Gift From the Heavens

Our Friday Fictioneers prompt has popped into my In box again thanks to the efforts of our kind host Rochelle Wisoff-Fields over at Addicted to Purple. If you pop over to her blog you can click on the InLinkz blue frog and see other bloggers’ responses — and even add your own. Tossing a special thanks across the pond to CE Ayr at Sound Bite Fiction for contributing this unique photo.

Though I may find this a hard scene to do as a fiction tale, it’s going to be a breeze for me as non-fiction. The minute I saw this picture I remembered an unusual melon-sized rock our cousin Ron and wife Rose had sitting on their coffee table. It was such an unusual shape and color you had to ask for the story behind it.


Circa 1928 Ron and his father were making hay in the field beside Old Wives’ Lake when this smoking ball streaked from the sky toward them. They watched in awe as the meteor splashed into the lake followed by a sizzling sound. A cloud of steam rose. Impressed, they went back to their task at hand.

Then came the Dirty Thirties; the shallow lake disappeared. One day Ron was cutting grass in the lake bed when he found this mottled black rock, seemingly spewed from a volcano. He hauled it home and gave it pride of place in their garden.

63 thoughts on “Gift From the Heavens

    • You’re right. I expect CE’s photo was a lava rock; it has the same melted look as Ron’s rock, but his was more rounded, more cantaloupe-size. He says it raised quite a cloud of steam when it hit the water. 🙂
      Thanks for your comment.

      Liked by 2 people

    • Thank you. It’s all in the timing, where you are when the lightning strikes. 🙂
      This rock would be a great find for the garden even if it didn’t fall from heaven. I wonder where CE found it?

      Thinking I don’t write enough in the murder and mayhem dept, I did a story last week about the mayhem after Uncle Eric bit into his burger at the Fictioneers Family Picnic. I sent a copy to Dale and, rather than being duly horrified, she found it amusing.
      I’ll try to tweak it for this FF prompt.:)

      Liked by 2 people

  1. Do you know how heavy an iron-nickle meteorite would be? I once tried to lift one not much bigger than a bowling ball and couldn’t budge it. That said, it would look cool in a garden.

    Liked by 1 person

    • You’re right; it would. But it would definitely take a heavy piece of equipment to lift it. We occasionally see rocks that size, granite most likely, as a decoration beside some peoples’ driveways and I can just imagine them getting it there…a forklift…a flatbed trailer…
      Thanks for your comment.

      Liked by 1 person

    • We live on a gravel road and I often look at the stones when I’m out walking. Sometimes you find something really unique.
      One day I found a stone about the size of a super-fat kidney bean, smooth but sculptured, squeezed in the middle and a bit bigger at both ends.
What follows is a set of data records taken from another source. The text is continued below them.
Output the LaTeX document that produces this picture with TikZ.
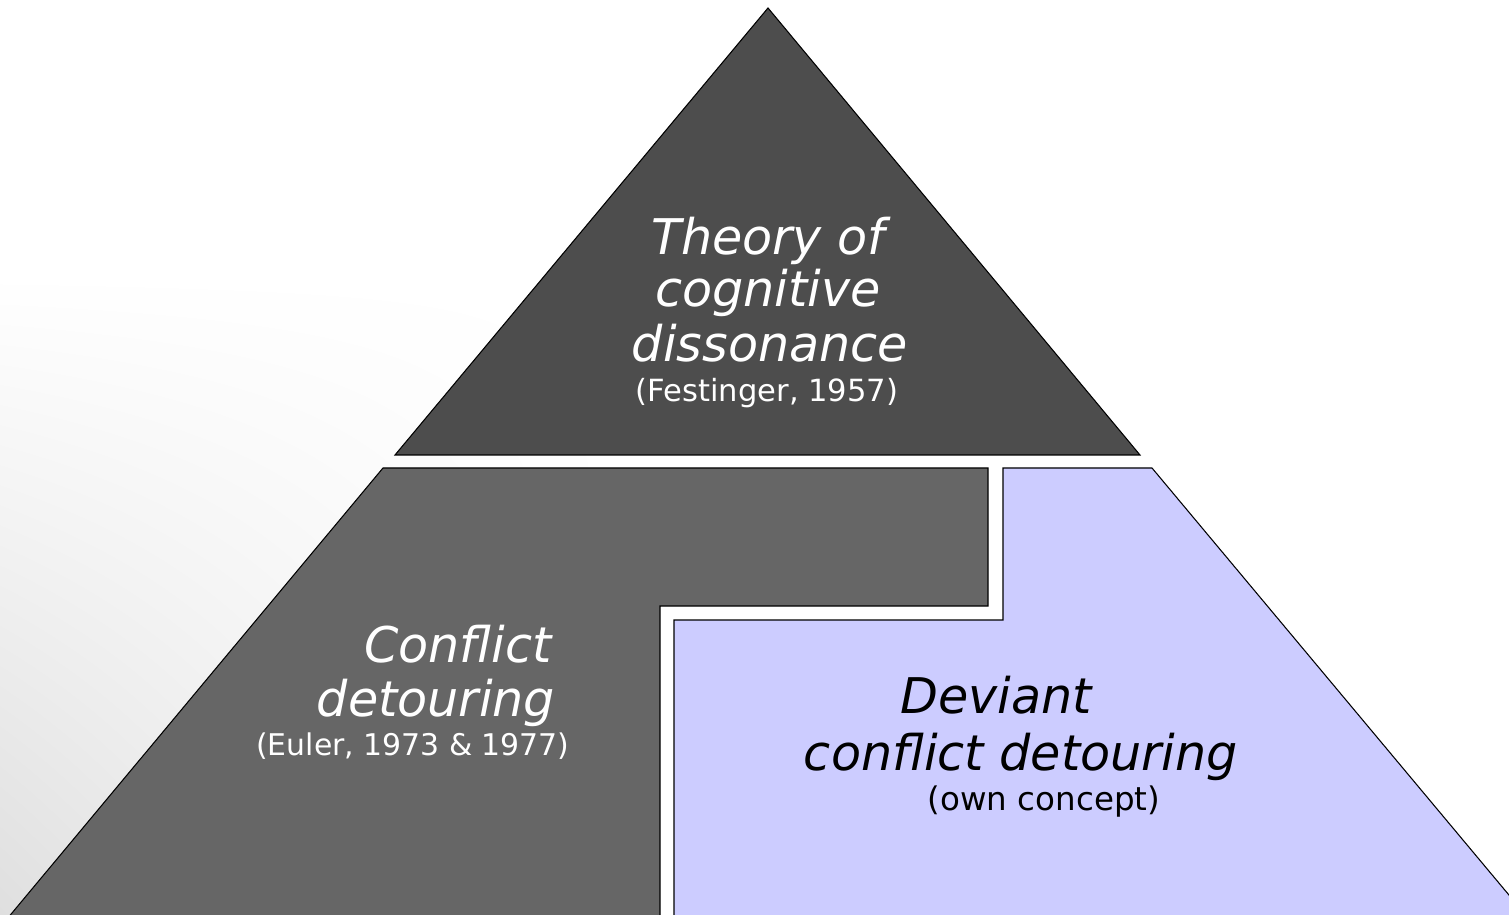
\documentclass[tikz,border=0pt]{standalone}
\usepackage{fontspec}
\setmainfont{DejaVu Sans}
\usetikzlibrary{shadings}
\definecolor{topgray}{HTML}{4D4D4D}
\definecolor{midgray}{HTML}{666666}
\definecolor{lavender}{HTML}{CCCCFF}
\begin{document}
\begin{tikzpicture}[x=0.02cm,y=0.02cm,
  block/.style={draw=black, line width=0.6pt, line join=miter},
  bigtxt/.style={font=\fontsize{28}{30}\selectfont\itshape, inner sep=0pt, anchor=base},
  smalltxt/.style={font=\fontsize{17.4}{20}\selectfont, inner sep=0pt, anchor=base}]
\useasboundingbox (0,0) rectangle (1509,914);
\clip (0,0) rectangle (1509,914);
\fill[white] (0,0) rectangle (1509,914);
\shade[lower left=gray!25, upper left=white, upper right=white, lower right=white] (0,0) rectangle (620,640);
% top triangle
\filldraw[block, fill=topgray] (768,906) -- (395,459) -- (1140,459) -- cycle;
% left block
\filldraw[block, fill=midgray] (383,446) -- (988,446) -- (988,308) -- (660,308) -- (660,-5) -- (7,-5) -- cycle;
% right block
\filldraw[block, fill=lavender] (1003,446) -- (1152,446) -- (1529,-5) -- (674,-5) -- (674,294) -- (1003,294) -- cycle;
% top texts
\node[bigtxt, white] (t1) at (768,659) {Theory of};
\node[bigtxt, white] (t2) at (768,607) {cognitive};
\node[bigtxt, white] (t3) at (770,552) {dissonance};
\node[smalltxt, white] (t4) at (767,512) {(Festinger, 1957)};
% left texts
\node[bigtxt, white] (l1) at (458,252) {Conflict};
\node[bigtxt, white] (l2) at (436,198) {detouring};
\node[smalltxt, white, font=\fontsize{17}{20}\selectfont] (l3) at (413,159) {(Euler, 1973 \& 1977)};
% right texts
\node[bigtxt, black] (r1) at (996,201) {Deviant};
\node[bigtxt, black] (r2) at (1021,144) {conflict detouring};
\node[smalltxt, black, font=\fontsize{18.5}{20}\selectfont] (r3) at (1044,104) {(own concept)};
\end{tikzpicture}
\end{document}
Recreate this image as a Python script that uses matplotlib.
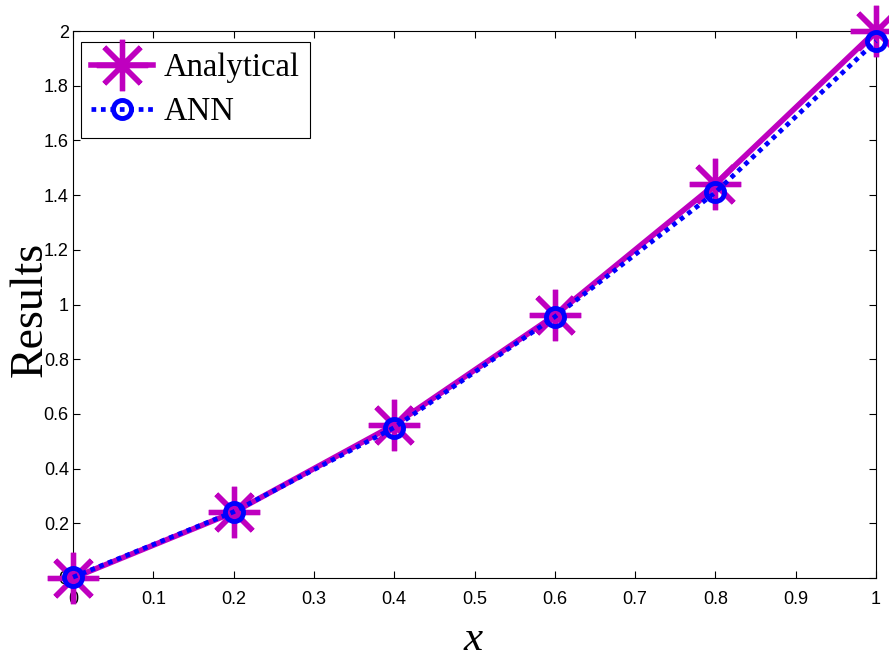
import matplotlib
matplotlib.use("Agg")
import matplotlib.pyplot as plt
from matplotlib.ticker import FixedLocator

# Data
x_vals = [0.0, 0.2, 0.4, 0.6, 0.8, 1.0]
analytical = [0.0, 0.24, 0.56, 0.96, 1.44, 2.0]
ann = [0.003, 0.242, 0.55, 0.955, 1.41, 1.963]

x_ticks = [0, 0.1, 0.2, 0.3, 0.4, 0.5, 0.6, 0.7, 0.8, 0.9, 1]
x_tick_labels = ["0", "0.1", "0.2", "0.3", "0.4", "0.5", "0.6", "0.7", "0.8", "0.9", "1"]
y_ticks = [0, 0.2, 0.4, 0.6, 0.8, 1.0, 1.2, 1.4, 1.6, 1.8, 2.0]
y_tick_labels = ["0", "0.2", "0.4", "0.6", "0.8", "1", "1.2", "1.4", "1.6", "1.8", "2"]

MAGENTA = "#BF00BF"
BLUE = "#0000FF"

fig = plt.figure(figsize=(8.89, 6.57), dpi=100)
ax = fig.add_axes([73 / 889, 1 - 578 / 657, 803 / 889, 547 / 657])

ax.plot(x_vals, analytical, color=MAGENTA, linewidth=4.0, linestyle="-",
        marker=(8, 2, 0), markersize=37, markeredgewidth=3.8,
        markeredgecolor=MAGENTA, clip_on=False, zorder=3, label="Analytical")
ax.plot(x_vals, ann, color=BLUE, linewidth=3.4, linestyle=(0, (1, 1)),
        marker="o", markersize=13, markeredgewidth=3.5,
        markeredgecolor=BLUE, markerfacecolor="none",
        clip_on=False, zorder=4, label="ANN")

ax.set_xlim(0, 1)
ax.set_ylim(0, 2)
ax.xaxis.set_major_locator(FixedLocator(x_ticks))
ax.yaxis.set_major_locator(FixedLocator(y_ticks))
ax.set_xticklabels(x_tick_labels)
ax.set_yticklabels(y_tick_labels)

ax.tick_params(axis="both", which="major", direction="in", length=5, width=0.8,
               top=True, right=True, labelsize=13, colors="black")
ax.tick_params(axis="x", pad=9)
ax.tick_params(axis="y", pad=3)
for lab in ax.get_xticklabels() + ax.get_yticklabels():
    lab.set_fontfamily("Liberation Sans")
for sp in ax.spines.values():
    sp.set_linewidth(0.8)
    sp.set_color("black")

ax.set_xlabel("x", fontfamily="Liberation Serif", fontstyle="italic",
              fontsize=31, va="baseline")
ax.xaxis.set_label_coords((473 - 73) / 803, (578 - 650) / 547)
ax.set_ylabel("Results", fontfamily="Liberation Serif", fontsize=33,
              va="baseline", rotation_mode="anchor")
ax.yaxis.set_label_coords((42 - 73) / 803, (578 - 309) / 547)

leg = ax.legend(loc="upper left",
                bbox_to_anchor=((81 - 73) / 803, (578 - 42) / 547),
                borderaxespad=0, frameon=True, fancybox=False, shadow=False,
                prop={"family": "Liberation Serif", "size": 23.5},
                handlelength=1.9, handletextpad=0.3, labelspacing=0.43,
                borderpad=0.32, markerscale=1.0)
leg.get_frame().set_edgecolor("black")
leg.get_frame().set_linewidth(0.8)
leg.get_frame().set_alpha(1.0)

fig.savefig("out.png", dpi=100)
It has crosswise layers or swirls or rings of grey/ charcoal/ beige/ grey/ thin ring of charcoal/ grey/ beige/ charcoal/ a beige rather pointed end with one last thin ring of charcoal at the tip. The beige is limestone and more worn away; the charcoal rock is harder and forms the thicker “ribs”. All this sandwiched into one small rock!

      Liked by 2 people

  2. I like meteors, Christine. I mention one, too, this week only it wasn’t necessarily the subject. The story’s cool, too. You’d be amazed what we find in rural Kansas. Lots of rocks like that.

    Liked by 1 person

    • Thank you. I think everyone is interested in “falling stars” and the fascinating voyage they’ve had, but few people actually get to own one. The meteor Ron and his dad saw likely would have dived into the soil and burned to ashes or been buried if it hadn’t hit the lake.


  3. Old Wives Lake? Connie would prefer I use the term Late-Middle-Age as opposed to Old. I suppose they told a lot of tales while sitting on the shores of this lake as well. Late-Middle-Age ladies seem prone to that.

    Liked by 1 person

    • I can see why that would be her preference, but the natives weren’t as politically correct. Which is why a warrior band from one tribe slaughtered the old people from the other tribe on the shores of this lake. According to the native legend the lake represents the tears of the old wives as they were being killed.
      Thanks for your comment.

      Liked by 1 person

  4. And now he can spin all kinds of stories of where it came from and how it ended up in his garden 🙂 Nice one Christine! 🙂 Thanks for your visit.


    • Yes, he could have, but Ron was an honest man, not given to making up tales. Besides which, the truth was very appealing to the folks who hear it. A real meteorite that landed has serious appeal. 🙂 Thanks for your comment.